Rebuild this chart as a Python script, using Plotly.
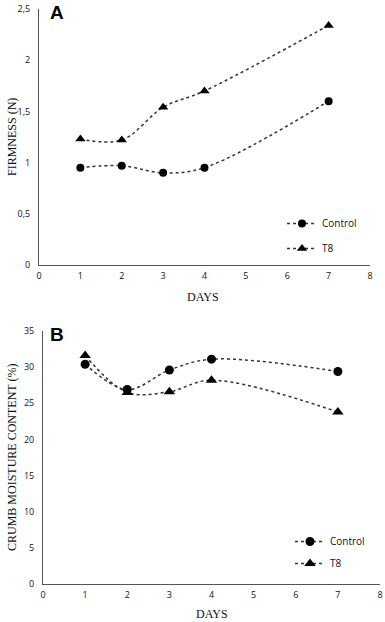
import plotly.graph_objects as go

days = [1, 2, 3, 4, 7]
firm_control = [0.95, 0.97, 0.90, 0.95, 1.60]
firm_t8 = [1.23, 1.22, 1.54, 1.70, 2.34]
moist_control = [30.4, 26.9, 29.6, 31.1, 29.4]
moist_t8 = [31.6, 26.5, 26.6, 28.2, 23.8]

x_ticks = [0, 1, 2, 3, 4, 5, 6, 7, 8]
ya_vals = [0, 0.5, 1, 1.5, 2, 2.5]
ya_text = ["0", "0,5", "1", "1,5", "2", "2,5"]
yb_vals = [0, 5, 10, 15, 20, 25, 30, 35]

W, H = 385, 622
LINE = "#333333"
AX = "#555555"
tickfont = dict(family="Open Sans, Liberation Sans, sans-serif", size=9, color="#111")
serif = dict(family="Liberation Serif, Times New Roman, serif", size=12, color="#111")

fig = go.Figure()

def add(x, y, name, sym, size, xa, ya, leg, showleg=True):
    fig.add_trace(go.Scatter(
        x=x, y=y, name=name, mode="lines+markers",
        line=dict(color=LINE, width=1.5, dash="dot", shape="spline", smoothing=1),
        marker=dict(symbol=sym, size=size, color="black"),
        xaxis=xa, yaxis=ya, legend=leg, legendgroup=leg + name, showlegend=showleg))

add(days, firm_control, "Control", "circle", 8, "x", "y", "legend")
add(days, firm_t8, "T8", "triangle-up", 9, "x", "y", "legend")
add(days, moist_control, "Control", "circle", 9, "x2", "y2", "legend2")
add(days, moist_t8, "T8", "triangle-up", 10, "x2", "y2", "legend2")

def px(v):
    return v / W

def py(v):
    return 1 - v / H

axis_common = dict(showline=True, linecolor=AX, linewidth=1, showgrid=False,
                   zeroline=False, ticks="", tickfont=tickfont, fixedrange=True,
                   automargin=False, ticklabeloverflow="allow")

legend_common = dict(font=dict(family="Open Sans, Liberation Sans, sans-serif", size=10, color="#111"),
                     bgcolor="rgba(0,0,0,0)", traceorder="grouped",
                     itemwidth=30, xanchor="left", yanchor="top")

fig.update_layout(
    template="none",
    width=W, height=H, margin=dict(l=0, r=0, t=0, b=0, autoexpand=False),
    paper_bgcolor="white", plot_bgcolor="white",
    xaxis=dict(domain=[px(39), px(370)], range=[0, 8], tickvals=x_ticks,
               anchor="y", ticklabelstandoff=2, **axis_common),
    yaxis=dict(domain=[py(265), py(9)], range=[0, 2.5], tickvals=ya_vals,
               ticktext=ya_text, anchor="x", ticklabelstandoff=6, **axis_common),
    xaxis2=dict(domain=[px(43), px(380)], range=[0, 8], tickvals=x_ticks,
                anchor="y2", ticklabelstandoff=2, **axis_common),
    yaxis2=dict(domain=[py(584), py(331)], range=[0, 35], tickvals=yb_vals,
                anchor="x2", ticklabelstandoff=6, **axis_common),
    legend=dict(x=px(282), y=py(209), tracegroupgap=6, **legend_common),
    legend2=dict(x=px(290), y=py(527), tracegroupgap=3, **legend_common),
    showlegend=True,
)

annots = [
    dict(text="FIRMNESS (N)", x=px(12), y=py(137), textangle=-90, font=serif),
    dict(text="DAYS", x=px(203), y=py(297), font=serif),
    dict(text="CRUMB MOISTURE CONTENT (%)", x=px(12), y=py(458), textangle=-90, font=serif),
    dict(text="DAYS", x=px(212), y=py(614), font=serif),
    dict(text="<b>A</b>", x=px(57), y=py(12), font=dict(family="Liberation Sans, Arial, sans-serif", size=19, color="black")),
    dict(text="<b>B</b>", x=px(57), y=py(335), font=dict(family="Liberation Sans, Arial, sans-serif", size=19, color="black")),
]
for a in annots:
    fig.add_annotation(xref="paper", yref="paper", showarrow=False,
                       xanchor="center", yanchor="middle", **a)

fig.write_html("out.html", config={"displayModeBar": False},
               post_script="document.body.style.margin='0';document.body.style.padding='0';")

· · · · ·

STATED TASK —
Every line from the start of the listing above through the line with "moist_t8 = [31.6, 26.5, 26.6, 28.2, 23.8]" should be repeated exactly; skip the pictures and add nothing else.

EXERCISE ANSWER —
Rebuild this chart as a Python script, using Plotly.
import plotly.graph_objects as go

days = [1, 2, 3, 4, 7]
firm_control = [0.95, 0.97, 0.90, 0.95, 1.60]
firm_t8 = [1.23, 1.22, 1.54, 1.70, 2.34]
moist_control = [30.4, 26.9, 29.6, 31.1, 29.4]
moist_t8 = [31.6, 26.5, 26.6, 28.2, 23.8]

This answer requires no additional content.